Task statement:
Which lines hold the word "this"? Copy each one.

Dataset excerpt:
>>>>>
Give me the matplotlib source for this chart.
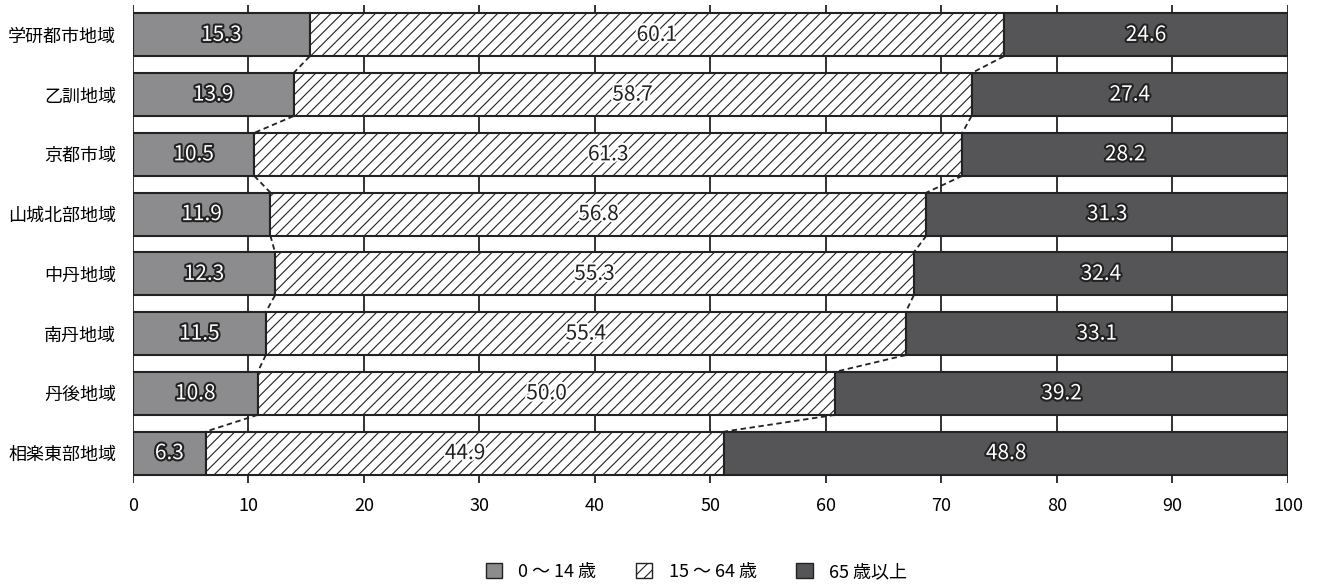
import matplotlib.pyplot as plt
import matplotlib.patheffects as pe
from matplotlib.patches import Patch

plt.rcParams['font.family'] = ['Noto Sans CJK JP', 'DejaVu Sans']
plt.rcParams['hatch.linewidth'] = 0.8

regions = ['学研都市地域', '乙訓地域', '京都市域', '山城北部地域',
           '中丹地域', '南丹地域', '丹後地域', '相楽東部地域']
young = [15.3, 13.9, 10.5, 11.9, 12.3, 11.5, 10.8, 6.3]
working = [60.1, 58.7, 61.3, 56.8, 55.3, 55.4, 50.0, 44.9]
old = [24.6, 27.4, 28.2, 31.3, 32.4, 33.1, 39.2, 48.8]
legend_labels = ['0 ～ 14 歳', '15 ～ 64 歳', '65 歳以上']

light = '#8c8c8e'
dark = '#555557'
h = 0.72

fig = plt.figure(figsize=(13.19, 5.86), dpi=100)
ax = fig.add_axes([0.1008, 0.1758, 0.8757, 0.8157])

y = list(range(len(regions)))
left2 = [a + b for a, b in zip(young, working)]
ax.barh(y, young, height=h, color=light, edgecolor='#222222', linewidth=1.5, zorder=3)
ax.barh(y, working, left=young, height=h, color='white', edgecolor='#222222',
        hatch='///', linewidth=1.5, zorder=3)
ax.barh(y, old, left=left2, height=h, color=dark, edgecolor='#222222', linewidth=1.5, zorder=3)

# dashed connectors between bars
for i in range(len(regions) - 1):
    for b in (young, left2):
        ax.plot([b[i], b[i + 1]], [i + h / 2, i + 1 - h / 2], color='#222222',
                linestyle=(0, (3, 2)), linewidth=1.3, zorder=2)

outline_w = [pe.withStroke(linewidth=3, foreground='#222222')]
outline_b = [pe.withStroke(linewidth=3, foreground='white')]
for i in range(len(regions)):
    ax.text(young[i] / 2, i, f'{young[i]:.1f}', ha='center', va='center',
            fontsize=15, color='white', path_effects=outline_w, zorder=5)
    ax.text(young[i] + working[i] / 2, i, f'{working[i]:.1f}', ha='center', va='center',
            fontsize=15, color='#222222', path_effects=outline_b, zorder=5)
    ax.text(left2[i] + old[i] / 2, i, f'{old[i]:.1f}', ha='center', va='center',
            fontsize=15, color='white', path_effects=outline_w, zorder=5)

ax.set_xlim(0, 100)
ax.set_ylim(len(regions) - 0.5, -0.5)
ax.set_xticks(range(0, 101, 10))
ax.set_yticks(y)
ax.set_yticklabels(regions, fontsize=13)
ax.tick_params(axis='both', length=0)
ax.tick_params(axis='x', pad=10, labelsize=13)
ax.tick_params(axis='y', pad=12)
ax.xaxis.grid(True, color='#222222', linewidth=1.3, zorder=0)
ax.set_axisbelow(True)
for s in ax.spines.values():
    s.set_visible(False)

handles = [Patch(facecolor=light, edgecolor='#222222'),
           Patch(facecolor='white', edgecolor='#222222', hatch='///'),
           Patch(facecolor=dark, edgecolor='#222222')]
fig.legend(handles, legend_labels, loc='center', bbox_to_anchor=(0.528, 0.024),
           ncol=3, frameon=False, fontsize=13, handlelength=0.9, handleheight=0.9,
           columnspacing=2.2, handletextpad=0.9)

fig.savefig('out.png', dpi=100)
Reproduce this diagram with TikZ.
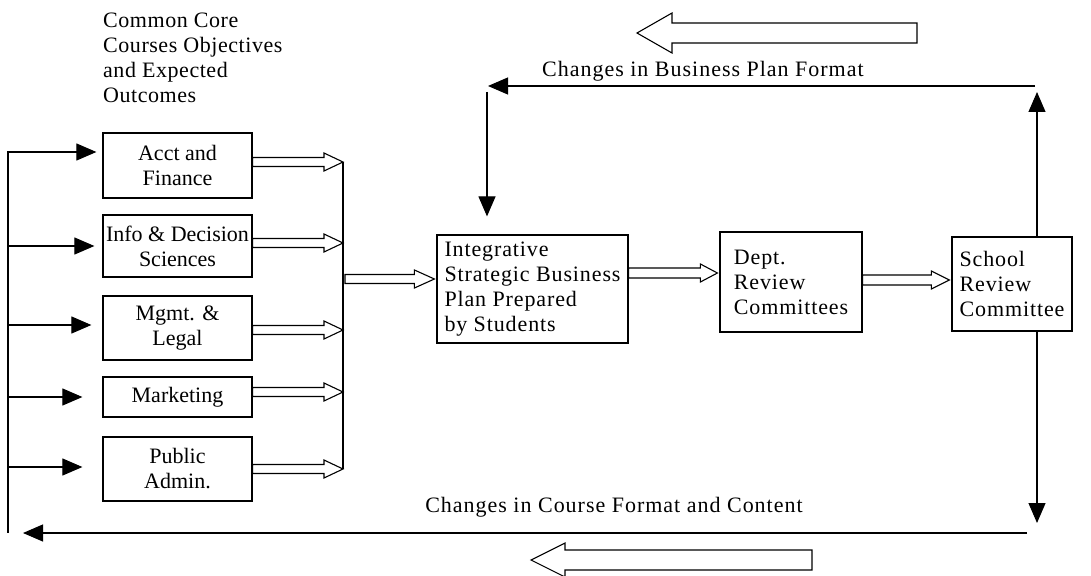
\documentclass[tikz,border=0pt]{standalone}
\usepackage{fontspec}
\setmainfont{Liberation Serif}
\usetikzlibrary{arrows.meta,calc}

% open double-lined arrow: start, tip, shaft half, head half, head length (signed)
\newcommand{\hollowarrow}[5]{%
	\draw[fat] let \p1=(#1), \p2=(#2) in
		(\x1,{\y1-#3}) -- ({\x2-(#5)},{\y1-#3}) -- ({\x2-(#5)},{\y1-#4})
		-- (\x2,\y1) -- ({\x2-(#5)},{\y1+#4}) -- ({\x2-(#5)},{\y1+#3})
		-- (\x1,{\y1+#3}) -- cycle;}

\begin{document}
\begin{tikzpicture}[x=1pt,y=-1pt,
		font=\fontsize{22}{25}\selectfont,
		box/.style={draw,line width=1.2pt,inner sep=0pt,align=center},
		wide/.style={font=\fontsize{22}{25}\selectfont\addfontfeatures{LetterSpace=#1}},
		feed/.style={line width=1.1pt,-{Triangle[length=20pt,width=17pt]}},
		fat/.style={line width=1.1pt},
		lbl/.style={inner sep=0pt}]
	\useasboundingbox (0,0) rectangle (1091,575);
	% course boxes
	\node[lbl,wide=2.5,anchor=north west,align=left] (core) at (103,13) {Common Core\\Courses Objectives\\and Expected\\Outcomes};
	\node[box,minimum width=149pt,minimum height=65pt] (acct) at (177.5,165.5) {Acct and\\Finance};
	\node[box,minimum width=149pt,minimum height=62pt] (info) at (177.5,246) {Info \& Decision\\Sciences};
	\node[box,minimum width=149pt,minimum height=64pt] (mgmt) at (177.5,328) {Mgmt. \&\\Legal};
	\node[box,minimum width=149pt,minimum height=40pt] (mkt) at (177.5,397) {Marketing};
	\node[box,minimum width=149pt,minimum height=64pt] (pub) at (177.5,469) {Public\\Admin.};
	% review chain
	\node[box,wide=4,align=left,minimum width=191pt,minimum height=108pt] (integ) at (532.5,289) {Integrative\\Strategic Business\\Plan Prepared\\by Students};
	\node[box,wide=4,align=left,minimum width=142pt,minimum height=100pt] (dept) at (791,282) {Dept.\\Review\\Committees};
	\node[box,wide=4,align=left,minimum width=120pt,minimum height=94pt] (school) at (1012,284) {School\\Review\\Committee};
	\node[lbl,wide=4.5,anchor=base west] (bpf) at (542,77) {Changes in Business Plan Format};
	\node[lbl,wide=4.5,anchor=base] (cfc) at (614,512) {Changes in Course Format and Content};

	\coordinate (bus) at (343,0);
	\coordinate (spine) at (8,152);
	\coordinate (tl) at (487,86);
	\coordinate (tr) at (1037,86);
	\coordinate (bl) at (8,533);
	\coordinate (br) at (1037,533);
	\coordinate (topend) at (917,33);
	\coordinate (toptip) at (637,33);
	\coordinate (botend) at (812,560);
	\coordinate (bottip) at (531,560);

	% feed from the left
	\draw[fat] (spine) -- (bl);
	\draw[feed] ($(acct.west)+(-95,-13.5)$) -- ($(acct.west)+(-6,-13.5)$);
	\draw[feed] ($(info.west)+(-95,0)$) -- ($(info.west)+(-8,0)$);
	\draw[feed] ($(mgmt.west)+(-95,-3)$) -- ($(mgmt.west)+(-11,-3)$);
	\draw[feed] ($(mkt.west)+(-95,0)$) -- ($(mkt.west)+(-20,0)$);
	\draw[feed] ($(pub.west)+(-95,-2)$) -- ($(pub.west)+(-20,-2)$);

	% into the collector
	\hollowarrow{$(acct.east)+(0,-3.5)$}{bus}{4.5pt}{9pt}{19pt}
	\hollowarrow{$(info.east)+(0,-3)$}{bus}{4.5pt}{9pt}{19pt}
	\hollowarrow{$(mgmt.east)+(0,2)$}{bus}{4.5pt}{9pt}{19pt}
	\hollowarrow{$(mkt.east)+(0,-5)$}{bus}{4.5pt}{9pt}{19pt}
	\hollowarrow{$(pub.east)$}{bus}{4.5pt}{9pt}{19pt}
	\draw[fat] ($(acct.east -| bus)+(0,-3.5)$) -- (pub.east -| bus);

	\hollowarrow{$(integ.west -| bus)+(2,-10)$}{$(integ.west)+(-2,0)$}{4.5pt}{9pt}{20pt}
	\hollowarrow{$(integ.east)+(0,-16)$}{$(dept.west)+(-2,0)$}{5pt}{9pt}{17pt}
	\hollowarrow{$(dept.east)+(0,-2)$}{$(school.west)+(-2,0)$}{5pt}{9pt}{18pt}

	% feedback loops
	\draw[feed] (school.north -| tr) -- ($(tr)+(0,6)$);
	\draw[feed] ($(tr)+(-2,0)$) -- ($(tl)+(1,0)$);
	\draw[feed] ($(tl)+(0,6)$) -- ($(integ.north -| tl)+(0,-18)$);
	\draw[feed] (school.south -| br) -- ($(br)+(0,-10)$);
	\draw[feed] ($(br)+(-10,0)$) -- ($(bl)+(15,0)$);

	\hollowarrow{topend}{toptip}{10pt}{20pt}{-35pt}
	\hollowarrow{botend}{bottip}{10pt}{17pt}{-34pt}
\end{tikzpicture}
\end{document}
<<<<<
Written response:
Give me the matplotlib source for this chart.
Reproduce this diagram with TikZ.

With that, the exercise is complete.